Exercise:
Leave out the pictures and repeat the data exactly.

========================

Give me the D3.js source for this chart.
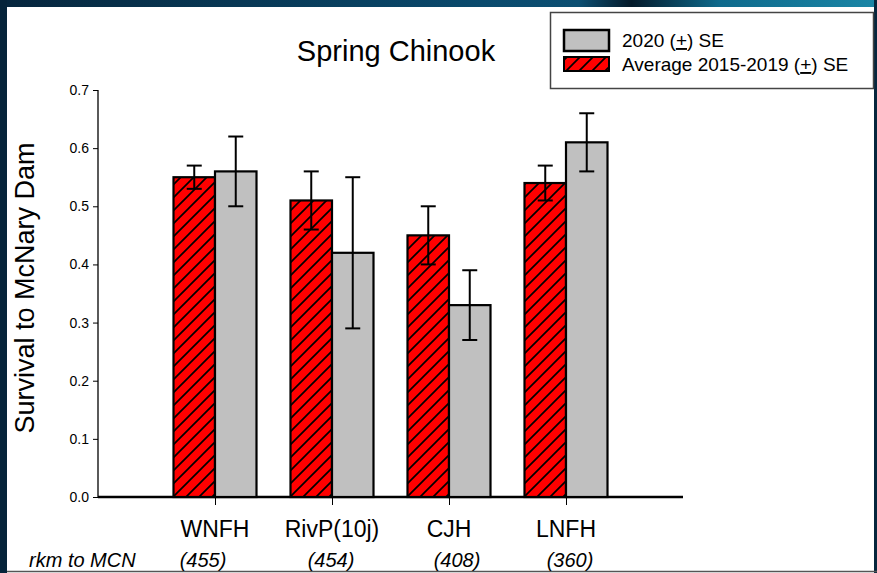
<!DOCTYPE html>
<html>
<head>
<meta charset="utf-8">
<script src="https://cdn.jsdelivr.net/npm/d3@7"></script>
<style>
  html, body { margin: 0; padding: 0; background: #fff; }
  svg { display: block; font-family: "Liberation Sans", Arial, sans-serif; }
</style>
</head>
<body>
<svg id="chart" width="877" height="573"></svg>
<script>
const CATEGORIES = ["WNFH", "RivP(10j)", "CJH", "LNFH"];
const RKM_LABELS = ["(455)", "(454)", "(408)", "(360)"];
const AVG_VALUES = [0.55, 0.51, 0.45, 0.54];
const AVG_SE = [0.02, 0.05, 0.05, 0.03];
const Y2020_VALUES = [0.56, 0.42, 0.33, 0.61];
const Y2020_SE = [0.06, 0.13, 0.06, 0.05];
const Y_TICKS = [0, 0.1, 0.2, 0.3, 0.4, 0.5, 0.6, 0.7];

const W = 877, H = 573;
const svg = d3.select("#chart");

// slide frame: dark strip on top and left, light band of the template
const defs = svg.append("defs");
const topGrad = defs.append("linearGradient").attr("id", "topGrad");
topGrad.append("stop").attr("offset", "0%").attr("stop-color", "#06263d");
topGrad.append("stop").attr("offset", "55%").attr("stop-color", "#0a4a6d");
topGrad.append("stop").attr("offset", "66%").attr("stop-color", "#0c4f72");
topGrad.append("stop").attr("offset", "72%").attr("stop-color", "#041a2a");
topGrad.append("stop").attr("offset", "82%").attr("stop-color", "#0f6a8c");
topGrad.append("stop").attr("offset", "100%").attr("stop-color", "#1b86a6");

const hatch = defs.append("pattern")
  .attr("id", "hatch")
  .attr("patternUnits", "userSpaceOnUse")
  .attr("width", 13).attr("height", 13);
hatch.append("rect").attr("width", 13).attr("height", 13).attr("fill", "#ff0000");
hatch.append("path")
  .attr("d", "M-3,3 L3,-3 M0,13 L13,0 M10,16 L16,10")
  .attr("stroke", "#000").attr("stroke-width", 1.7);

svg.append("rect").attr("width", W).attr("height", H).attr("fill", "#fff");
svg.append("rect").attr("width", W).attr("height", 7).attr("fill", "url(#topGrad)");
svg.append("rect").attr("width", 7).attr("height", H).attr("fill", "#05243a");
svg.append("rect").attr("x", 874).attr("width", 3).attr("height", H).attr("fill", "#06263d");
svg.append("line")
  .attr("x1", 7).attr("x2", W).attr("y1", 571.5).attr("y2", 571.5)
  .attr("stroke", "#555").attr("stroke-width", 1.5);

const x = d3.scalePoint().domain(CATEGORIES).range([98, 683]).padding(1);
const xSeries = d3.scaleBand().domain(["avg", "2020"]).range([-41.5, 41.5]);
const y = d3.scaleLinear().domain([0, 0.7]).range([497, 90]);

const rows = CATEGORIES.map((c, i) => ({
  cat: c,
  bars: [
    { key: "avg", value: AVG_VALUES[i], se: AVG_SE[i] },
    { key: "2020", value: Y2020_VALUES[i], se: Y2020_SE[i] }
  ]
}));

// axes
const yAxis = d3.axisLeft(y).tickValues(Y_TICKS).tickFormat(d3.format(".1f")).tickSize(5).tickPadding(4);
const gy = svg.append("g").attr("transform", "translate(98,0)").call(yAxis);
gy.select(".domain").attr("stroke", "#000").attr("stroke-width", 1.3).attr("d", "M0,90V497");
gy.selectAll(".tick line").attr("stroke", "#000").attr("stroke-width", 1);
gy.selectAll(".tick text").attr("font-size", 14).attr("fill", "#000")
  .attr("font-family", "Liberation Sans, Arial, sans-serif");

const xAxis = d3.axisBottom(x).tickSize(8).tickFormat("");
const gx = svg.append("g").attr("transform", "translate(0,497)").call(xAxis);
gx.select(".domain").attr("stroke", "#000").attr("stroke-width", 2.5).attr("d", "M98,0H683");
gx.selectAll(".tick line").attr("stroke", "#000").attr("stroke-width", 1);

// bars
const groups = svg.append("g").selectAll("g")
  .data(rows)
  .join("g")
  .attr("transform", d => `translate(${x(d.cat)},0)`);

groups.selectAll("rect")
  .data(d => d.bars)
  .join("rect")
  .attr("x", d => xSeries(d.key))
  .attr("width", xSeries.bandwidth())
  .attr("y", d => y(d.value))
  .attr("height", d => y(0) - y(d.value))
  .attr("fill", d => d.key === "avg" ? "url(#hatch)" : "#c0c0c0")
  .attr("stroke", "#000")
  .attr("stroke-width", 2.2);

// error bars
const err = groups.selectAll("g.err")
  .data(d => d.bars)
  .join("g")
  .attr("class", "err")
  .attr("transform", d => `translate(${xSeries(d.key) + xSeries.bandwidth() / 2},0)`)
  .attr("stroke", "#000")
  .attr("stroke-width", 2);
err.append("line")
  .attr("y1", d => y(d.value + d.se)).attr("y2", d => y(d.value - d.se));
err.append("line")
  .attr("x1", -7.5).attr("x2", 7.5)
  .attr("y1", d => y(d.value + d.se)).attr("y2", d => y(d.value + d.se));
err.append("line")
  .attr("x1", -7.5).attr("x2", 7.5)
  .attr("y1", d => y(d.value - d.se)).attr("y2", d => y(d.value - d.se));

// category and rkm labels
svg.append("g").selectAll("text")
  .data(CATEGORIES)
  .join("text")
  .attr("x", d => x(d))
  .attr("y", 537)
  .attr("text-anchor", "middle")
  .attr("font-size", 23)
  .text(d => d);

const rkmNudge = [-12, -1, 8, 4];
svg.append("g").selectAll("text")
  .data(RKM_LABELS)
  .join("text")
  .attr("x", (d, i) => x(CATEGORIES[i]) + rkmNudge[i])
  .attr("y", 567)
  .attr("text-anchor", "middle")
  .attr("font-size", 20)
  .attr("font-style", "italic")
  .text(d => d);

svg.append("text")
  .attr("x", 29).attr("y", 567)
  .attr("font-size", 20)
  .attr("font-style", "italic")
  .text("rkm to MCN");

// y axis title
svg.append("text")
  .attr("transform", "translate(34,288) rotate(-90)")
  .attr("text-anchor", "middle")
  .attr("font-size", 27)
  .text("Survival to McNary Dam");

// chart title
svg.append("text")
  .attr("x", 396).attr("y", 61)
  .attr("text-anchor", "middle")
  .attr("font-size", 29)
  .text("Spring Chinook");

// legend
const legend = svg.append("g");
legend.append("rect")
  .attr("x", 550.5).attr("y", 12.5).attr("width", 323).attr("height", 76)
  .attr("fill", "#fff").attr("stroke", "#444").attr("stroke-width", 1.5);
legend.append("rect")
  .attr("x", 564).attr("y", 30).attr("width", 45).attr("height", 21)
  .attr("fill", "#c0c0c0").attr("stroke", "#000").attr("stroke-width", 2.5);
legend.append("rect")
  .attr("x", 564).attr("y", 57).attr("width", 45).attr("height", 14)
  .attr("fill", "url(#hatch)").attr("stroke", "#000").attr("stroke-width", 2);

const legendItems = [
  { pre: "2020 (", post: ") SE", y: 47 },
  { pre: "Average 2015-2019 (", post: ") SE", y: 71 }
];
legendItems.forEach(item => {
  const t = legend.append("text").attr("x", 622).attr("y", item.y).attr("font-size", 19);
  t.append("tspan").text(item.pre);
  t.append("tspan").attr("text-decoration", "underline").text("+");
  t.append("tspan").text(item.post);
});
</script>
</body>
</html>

========================

Output of the exercise:
Give me the D3.js source for this chart.
<!DOCTYPE html>
<html>
<head>
<meta charset="utf-8">
<script src="https://cdn.jsdelivr.net/npm/d3@7"></script>
<style>
  html, body { margin: 0; padding: 0; background: #fff; }
  svg { display: block; font-family: "Liberation Sans", Arial, sans-serif; }
</style>
</head>
<body>
<svg id="chart" width="877" height="573"></svg>
<script>
const CATEGORIES = ["WNFH", "RivP(10j)", "CJH", "LNFH"];
const RKM_LABELS = ["(455)", "(454)", "(408)", "(360)"];
const AVG_VALUES = [0.55, 0.51, 0.45, 0.54];
const AVG_SE = [0.02, 0.05, 0.05, 0.03];
const Y2020_VALUES = [0.56, 0.42, 0.33, 0.61];
const Y2020_SE = [0.06, 0.13, 0.06, 0.05];
const Y_TICKS = [0, 0.1, 0.2, 0.3, 0.4, 0.5, 0.6, 0.7];

const W = 877, H = 573;
const svg = d3.select("#chart");

// slide frame: dark strip on top and left, light band of the template
const defs = svg.append("defs");
const topGrad = defs.append("linearGradient").attr("id", "topGrad");
topGrad.append("stop").attr("offset", "0%").attr("stop-color", "#06263d");
topGrad.append("stop").attr("offset", "55%").attr("stop-color", "#0a4a6d");
topGrad.append("stop").attr("offset", "66%").attr("stop-color", "#0c4f72");
topGrad.append("stop").attr("offset", "72%").attr("stop-color", "#041a2a");
topGrad.append("stop").attr("offset", "82%").attr("stop-color", "#0f6a8c");
topGrad.append("stop").attr("offset", "100%").attr("stop-color", "#1b86a6");

const hatch = defs.append("pattern")
  .attr("id", "hatch")
  .attr("patternUnits", "userSpaceOnUse")
  .attr("width", 13).attr("height", 13);
hatch.append("rect").attr("width", 13).attr("height", 13).attr("fill", "#ff0000");
hatch.append("path")
  .attr("d", "M-3,3 L3,-3 M0,13 L13,0 M10,16 L16,10")
  .attr("stroke", "#000").attr("stroke-width", 1.7);

svg.append("rect").attr("width", W).attr("height", H).attr("fill", "#fff");
svg.append("rect").attr("width", W).attr("height", 7).attr("fill", "url(#topGrad)");
svg.append("rect").attr("width", 7).attr("height", H).attr("fill", "#05243a");
svg.append("rect").attr("x", 874).attr("width", 3).attr("height", H).attr("fill", "#06263d");
svg.append("line")
  .attr("x1", 7).attr("x2", W).attr("y1", 571.5).attr("y2", 571.5)
  .attr("stroke", "#555").attr("stroke-width", 1.5);

const x = d3.scalePoint().domain(CATEGORIES).range([98, 683]).padding(1);
const xSeries = d3.scaleBand().domain(["avg", "2020"]).range([-41.5, 41.5]);
const y = d3.scaleLinear().domain([0, 0.7]).range([497, 90]);

const rows = CATEGORIES.map((c, i) => ({
  cat: c,
  bars: [
    { key: "avg", value: AVG_VALUES[i], se: AVG_SE[i] },
    { key: "2020", value: Y2020_VALUES[i], se: Y2020_SE[i] }
  ]
}));

// axes
const yAxis = d3.axisLeft(y).tickValues(Y_TICKS).tickFormat(d3.format(".1f")).tickSize(5).tickPadding(4);
const gy = svg.append("g").attr("transform", "translate(98,0)").call(yAxis);
gy.select(".domain").attr("stroke", "#000").attr("stroke-width", 1.3).attr("d", "M0,90V497");
gy.selectAll(".tick line").attr("stroke", "#000").attr("stroke-width", 1);
gy.selectAll(".tick text").attr("font-size", 14).attr("fill", "#000")
  .attr("font-family", "Liberation Sans, Arial, sans-serif");

const xAxis = d3.axisBottom(x).tickSize(8).tickFormat("");
const gx = svg.append("g").attr("transform", "translate(0,497)").call(xAxis);
gx.select(".domain").attr("stroke", "#000").attr("stroke-width", 2.5).attr("d", "M98,0H683");
gx.selectAll(".tick line").attr("stroke", "#000").attr("stroke-width", 1);

// bars
const groups = svg.append("g").selectAll("g")
  .data(rows)
  .join("g")
  .attr("transform", d => `translate(${x(d.cat)},0)`);

groups.selectAll("rect")
  .data(d => d.bars)
  .join("rect")
  .attr("x", d => xSeries(d.key))
  .attr("width", xSeries.bandwidth())
  .attr("y", d => y(d.value))
  .attr("height", d => y(0) - y(d.value))
  .attr("fill", d => d.key === "avg" ? "url(#hatch)" : "#c0c0c0")
  .attr("stroke", "#000")
  .attr("stroke-width", 2.2);

// error bars
const err = groups.selectAll("g.err")
  .data(d => d.bars)
  .join("g")
  .attr("class", "err")
  .attr("transform", d => `translate(${xSeries(d.key) + xSeries.bandwidth() / 2},0)`)
  .attr("stroke", "#000")
  .attr("stroke-width", 2);
err.append("line")
  .attr("y1", d => y(d.value + d.se)).attr("y2", d => y(d.value - d.se));
err.append("line")
  .attr("x1", -7.5).attr("x2", 7.5)
  .attr("y1", d => y(d.value + d.se)).attr("y2", d => y(d.value + d.se));
err.append("line")
  .attr("x1", -7.5).attr("x2", 7.5)
  .attr("y1", d => y(d.value - d.se)).attr("y2", d => y(d.value - d.se));

// category and rkm labels
svg.append("g").selectAll("text")
  .data(CATEGORIES)
  .join("text")
  .attr("x", d => x(d))
  .attr("y", 537)
  .attr("text-anchor", "middle")
  .attr("font-size", 23)
  .text(d => d);

const rkmNudge = [-12, -1, 8, 4];
svg.append("g").selectAll("text")
  .data(RKM_LABELS)
  .join("text")
  .attr("x", (d, i) => x(CATEGORIES[i]) + rkmNudge[i])
  .attr("y", 567)
  .attr("text-anchor", "middle")
  .attr("font-size", 20)
  .attr("font-style", "italic")
  .text(d => d);

svg.append("text")
  .attr("x", 29).attr("y", 567)
  .attr("font-size", 20)
  .attr("font-style", "italic")
  .text("rkm to MCN");

// y axis title
svg.append("text")
  .attr("transform", "translate(34,288) rotate(-90)")
  .attr("text-anchor", "middle")
  .attr("font-size", 27)
  .text("Survival to McNary Dam");

// chart title
svg.append("text")
  .attr("x", 396).attr("y", 61)
  .attr("text-anchor", "middle")
  .attr("font-size", 29)
  .text("Spring Chinook");

// legend
const legend = svg.append("g");
legend.append("rect")
  .attr("x", 550.5).attr("y", 12.5).attr("width", 323).attr("height", 76)
  .attr("fill", "#fff").attr("stroke", "#444").attr("stroke-width", 1.5);
legend.append("rect")
  .attr("x", 564).attr("y", 30).attr("width", 45).attr("height", 21)
  .attr("fill", "#c0c0c0").attr("stroke", "#000").attr("stroke-width", 2.5);
legend.append("rect")
  .attr("x", 564).attr("y", 57).attr("width", 45).attr("height", 14)
  .attr("fill", "url(#hatch)").attr("stroke", "#000").attr("stroke-width", 2);

const legendItems = [
  { pre: "2020 (", post: ") SE", y: 47 },
  { pre: "Average 2015-2019 (", post: ") SE", y: 71 }
];
legendItems.forEach(item => {
  const t = legend.append("text").attr("x", 622).attr("y", item.y).attr("font-size", 19);
  t.append("tspan").text(item.pre);
  t.append("tspan").attr("text-decoration", "underline").text("+");
  t.append("tspan").text(item.post);
});
</script>
</body>
</html>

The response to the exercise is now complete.